Repeat verbatim the lines from the one containing "Reproduce this diagram with TikZ." to the one containing "(Nt) at (171,373)", ends included, minus any pictures.

**Listed entries**
....
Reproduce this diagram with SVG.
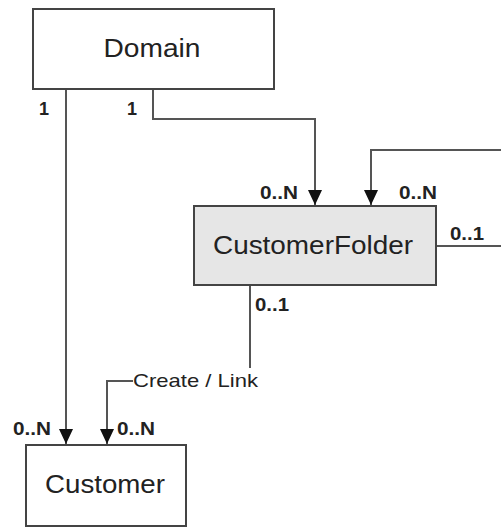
<svg xmlns="http://www.w3.org/2000/svg" width="501" height="527" viewBox="0 0 501 527">
<style>
.box{fill:#fff;stroke:#444;stroke-width:2}
.fold{fill:#e6e6e6;stroke:#444;stroke-width:2}
.name{font-family:"Liberation Sans",Arial,sans-serif;font-size:25px;fill:#222;text-anchor:middle}
.card{font-family:"Liberation Sans",Arial,sans-serif;font-size:18px;font-weight:bold;fill:#222}
.lbl{font-family:"Liberation Sans",Arial,sans-serif;font-size:19px;fill:#222}
.conn{fill:none;stroke:#555;stroke-width:2}
</style>
<defs>
<marker id="arr" markerWidth="15" markerHeight="14" refX="15" refY="7" orient="auto" markerUnits="userSpaceOnUse" viewBox="0 0 15 14">
<path d="M0,0 L15,7 L0,14 Z" fill="#111"/>
</marker>
</defs>
<g id="connectors">
<path class="conn" d="M66,89 V444" marker-end="url(#arr)"/>
<path class="conn" d="M153,89 V119 H315 V205" marker-end="url(#arr)"/>
<path class="conn" d="M501,150 H371 V205" marker-end="url(#arr)"/>
<path class="conn" d="M436,246 H501"/>
<path class="conn" d="M250,285 V368"/>
<path class="conn" d="M133,381 H107 V444" marker-end="url(#arr)"/>
<text class="lbl" x="133" y="387" textLength="125" lengthAdjust="spacingAndGlyphs">Create / Link</text>
<text class="card" x="39" y="115">1</text>
<text class="card" x="127" y="115">1</text>
<text class="card" x="260" y="199" textLength="38" lengthAdjust="spacingAndGlyphs">0..N</text>
<text class="card" x="399" y="199" textLength="38" lengthAdjust="spacingAndGlyphs">0..N</text>
<text class="card" x="450" y="240" textLength="34" lengthAdjust="spacingAndGlyphs">0..1</text>
<text class="card" x="255" y="311" textLength="34" lengthAdjust="spacingAndGlyphs">0..1</text>
<text class="card" x="13" y="435" textLength="38" lengthAdjust="spacingAndGlyphs">0..N</text>
<text class="card" x="117" y="435" textLength="38" lengthAdjust="spacingAndGlyphs">0..N</text>
</g>
<g id="domain">
<rect class="box" x="33" y="9" width="241" height="80"/>
<text class="name" x="152" y="57" textLength="97" lengthAdjust="spacingAndGlyphs">Domain</text>
</g>
<g id="customerfolder">
<rect class="fold" x="194" y="206" width="242" height="79"/>
<text class="name" x="313" y="254" textLength="200" lengthAdjust="spacingAndGlyphs">CustomerFolder</text>
</g>
<g id="customer">
<rect class="box" x="26" y="445" width="160" height="81"/>
<text class="name" x="105" y="493" textLength="120" lengthAdjust="spacingAndGlyphs">Customer</text>
</g>
</svg>
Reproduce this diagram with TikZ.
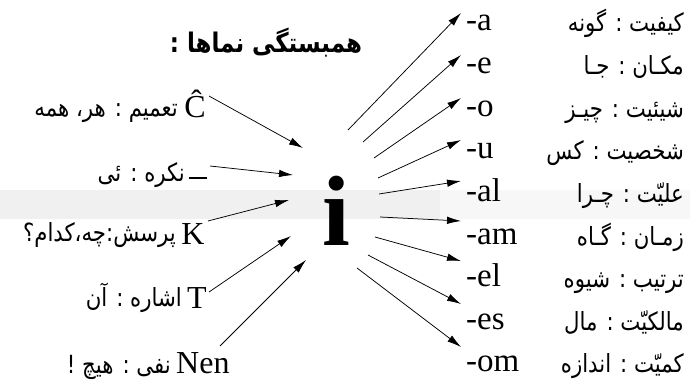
\documentclass[tikz,border=0pt]{standalone}
\usepackage{fontspec}
\setmainfont{Liberation Serif}
\newfontfamily\arabicfont[Script=Arabic,FakeStretch=0.85]{DejaVu Sans}
\TeXXeTstate=1
\usetikzlibrary{arrows.meta}
\begin{document}
\begin{tikzpicture}[x=1pt,y=-1pt,
  arr/.style={-{Latex[length=14pt,width=7.5pt]}, line width=0.75pt},
  lat/.style={inner sep=0pt, font=\fontsize{32}{32}\selectfont, anchor=base},
  latw/.style={inner sep=0pt, font=\fontsize{33}{33}\selectfont, anchor=base west},
  far/.style={inner sep=0pt, anchor=base east, font=\fontsize{25}{28}\arabicfont},
  ttl/.style={inner sep=0pt, anchor=base, font=\fontsize{27}{30}\arabicfont\bfseries}]
\useasboundingbox (0,0) rectangle (690,382);
\fill[gray!12] (0,190) rectangle (440,219);
\fill[gray!6] (440,190) rectangle (690,219);

\node[ttl] (title) at (266,53) {\beginR همبستگی نماها :\endR};

\node[inner sep=0pt, anchor=base, font=\fontsize{100}{100}\selectfont\bfseries] (i) at (336,245) {i};

% left side
\node[lat] (C) at (195,118) {Ĉ};
\node[far] (Ct) at (178,117) {\beginR تعمیم : هر، همه\endR};
\node[inner sep=0pt] (D) at (198,178) {\rule{18pt}{1.3pt}};
\node[far] (Dt) at (185,182) {\beginR نکره : ئی\endR};
\node[lat] (K) at (193,244) {K};
\node[far] (Kt) at (176,241) {\beginR پرسش:چه،کدام؟\endR};
\node[lat] (T) at (197,308) {T};
\node[far] (Tt) at (182,306) {\beginR اشاره : آن\endR};
\node[lat, anchor=base west] (N) at (176,373) {Nen};
\node[far] (Nt) at (171,373) {\beginR نفی : هیچ !\endR};

\coordinate (iC) at (303,148);
\coordinate (iD) at (293,175);
\coordinate (iK) at (289,200);
\coordinate (iT) at (291,236);
\coordinate (iN) at (306,260);
\coordinate (sC) at (209,96);
\coordinate (sD) at (210,166);
\coordinate (sK) at (208,221);
\coordinate (sT) at (209,292);
\coordinate (sN) at (220,346);
\draw[arr] (sC) -- (iC);
\draw[arr] (sD) -- (iD);
\draw[arr] (sK) -- (iK);
\draw[arr] (sT) -- (iT);
\draw[arr] (sN) -- (iN);

% right side
\foreach \k/\lab/\fa in {0/-a/{کیفیت : گونه},1/-e/{مکـان : جـا},2/-o/{شیئیت : چیـز},3/-u/{شخصیت : کس},4/-al/{علیّت : چـرا},5/-am/{زمـان : گـاه},6/-el/{ترتیب : شیوه},7/-es/{مالکیّت : مال},8/-om/{کمیّت : اندازه}}{
  \node[latw] (r\k) at (466,{31+42.6*\k}) {\lab};
  \node[far] (f\k) at (684,{32+42.6*\k}) {\beginR\fa\endR};
}
\foreach \k/\sx/\sy/\ty in {0/348/130/13,1/363/142/55,2/374/158/98,3/378/178/140,4/379/194/181,5/380/217/221,6/375/237/261,7/368/255/304,8/357/268/347}{
  \coordinate (s\k) at (\sx,\sy);
  \coordinate (t\k) at (461,\ty);
  \draw[arr] (s\k) -- (t\k);
}
\end{tikzpicture}
\end{document}
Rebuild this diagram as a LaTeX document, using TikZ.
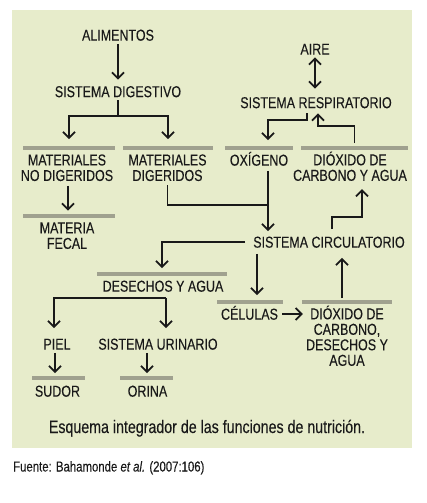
....
**Completed task**
Reproduce this diagram with TikZ.
\documentclass[tikz,border=0pt]{standalone}
\usepackage{fontspec}
\setmainfont{Liberation Serif}
\newfontfamily\arabicfont[Script=Arabic,FakeStretch=0.85]{DejaVu Sans}
\TeXXeTstate=1
\usetikzlibrary{arrows.meta}
\begin{document}
\begin{tikzpicture}[x=1pt,y=-1pt,
  arr/.style={-{Latex[length=14pt,width=7.5pt]}, line width=0.75pt},
  lat/.style={inner sep=0pt, font=\fontsize{32}{32}\selectfont, anchor=base},
  latw/.style={inner sep=0pt, font=\fontsize{33}{33}\selectfont, anchor=base west},
  far/.style={inner sep=0pt, anchor=base east, font=\fontsize{25}{28}\arabicfont},
  ttl/.style={inner sep=0pt, anchor=base, font=\fontsize{27}{30}\arabicfont\bfseries}]
\useasboundingbox (0,0) rectangle (690,382);
\fill[gray!12] (0,190) rectangle (440,219);
\fill[gray!6] (440,190) rectangle (690,219);

\node[ttl] (title) at (266,53) {\beginR همبستگی نماها :\endR};

\node[inner sep=0pt, anchor=base, font=\fontsize{100}{100}\selectfont\bfseries] (i) at (336,245) {i};

% left side
\node[lat] (C) at (195,118) {Ĉ};
\node[far] (Ct) at (178,117) {\beginR تعمیم : هر، همه\endR};
\node[inner sep=0pt] (D) at (198,178) {\rule{18pt}{1.3pt}};
\node[far] (Dt) at (185,182) {\beginR نکره : ئی\endR};
\node[lat] (K) at (193,244) {K};
\node[far] (Kt) at (176,241) {\beginR پرسش:چه،کدام؟\endR};
\node[lat] (T) at (197,308) {T};
\node[far] (Tt) at (182,306) {\beginR اشاره : آن\endR};
\node[lat, anchor=base west] (N) at (176,373) {Nen};
\node[far] (Nt) at (171,373) {\beginR نفی : هیچ !\endR};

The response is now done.